Les Suisses ont le système municipal le plus puissant au monde et ils tirent de
cette grande décentralisation un mobile de fierté, une raison supplémentaire
de se sentir Suisse. De même, nous les Canadiens n'avons pas à craindre la
décentralisation. Nous la connaissons suffisamment pour en faire notre alliée.

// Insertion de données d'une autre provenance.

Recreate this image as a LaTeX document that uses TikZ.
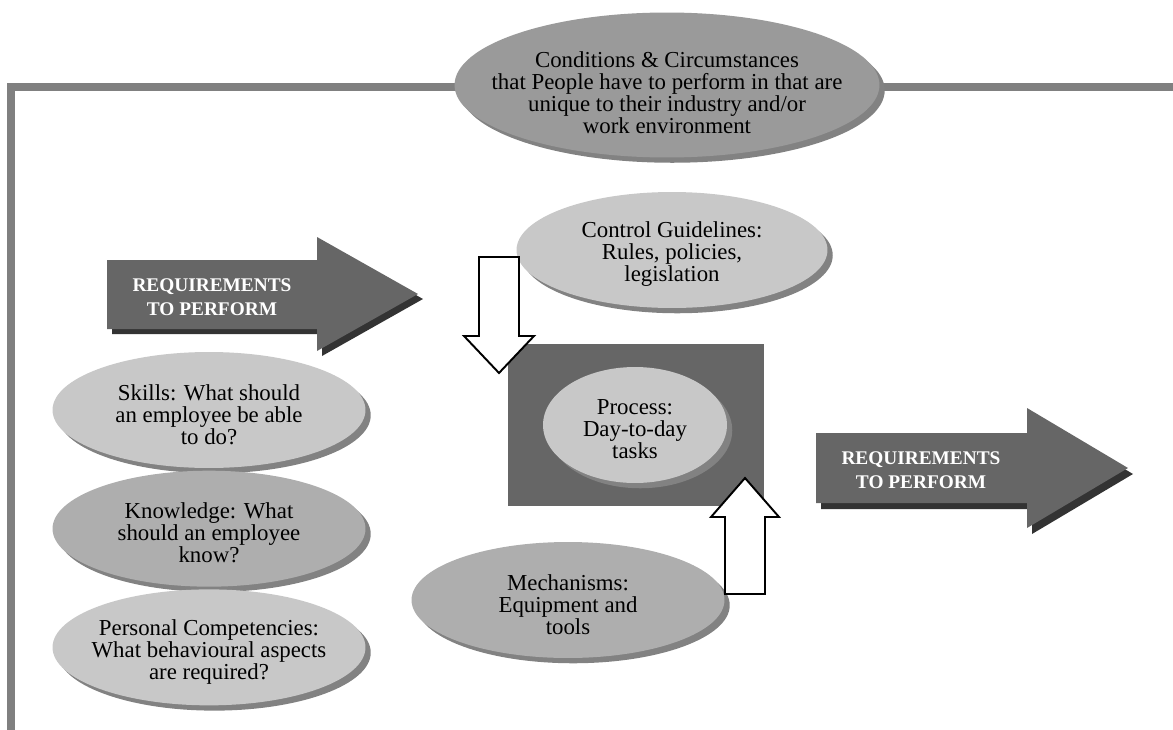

Un gouvernement fédéral fort n'est pas à confondre avec un gouvernement
centralisateur. Plus modeste, il n'en sera que plus efficace dans le rôle qui
est le sien, et cela les Canadiens le comprennent bien. Toutefois, ces même
Canadiens n'accepteraient pas que les provinces se comportent comme dix
républiques égoïstes. Le changement n'est possible que s'il s'appuie sur la
solidarité canadienne.
Ces valeurs et ces principes, je me suis efforcé d'en démontrer la pertinence
comme universitaire et chercheur. Je les ai défendus sur la scène publique en
tenant toujours le même discours dans les deux langues officielles. Le Premier
ministre du Canada m'a invité à mieux les promouvoir en me joignant à son
Cabinet. J'ai accepté cet honneur. Le Premier ministre Jean Chrétien est
beaucoup critiqué dans son Québec natal. Mais moi, je le vois comme un leader
qui sait s'entourer, écouter, décider et qui est ouvert au changement. Il m'a
appelé à de hautes responsabilités malgré mon inexpérience politique. Je
ferai toutpour lui donner raison.
Le gouvernement fédéral est aussi le gouvernement des Québécois. Il est
important que des Québécois continuent à y apporter leur culture et leurs
talents, tant il est vrai qu'on appartient à une fédération non seulement
pour en profiter mais aussi pour l'aider de toutes ses forces. Je suis fier
d'être Québécois et Canadien et je ferai tout ce que je peux pour montrer la
belle complémentarité de ces deux appartenances. Je sais que nous serons
nombreux à le faire, par l'action politique ou d'autres voies démocratiques.
Ensemble, nous trouverons le chemin de la réconciliation. Les Québécois et
les autres Canadiens doivent entrer unis et plus forts dans le prochain siècle.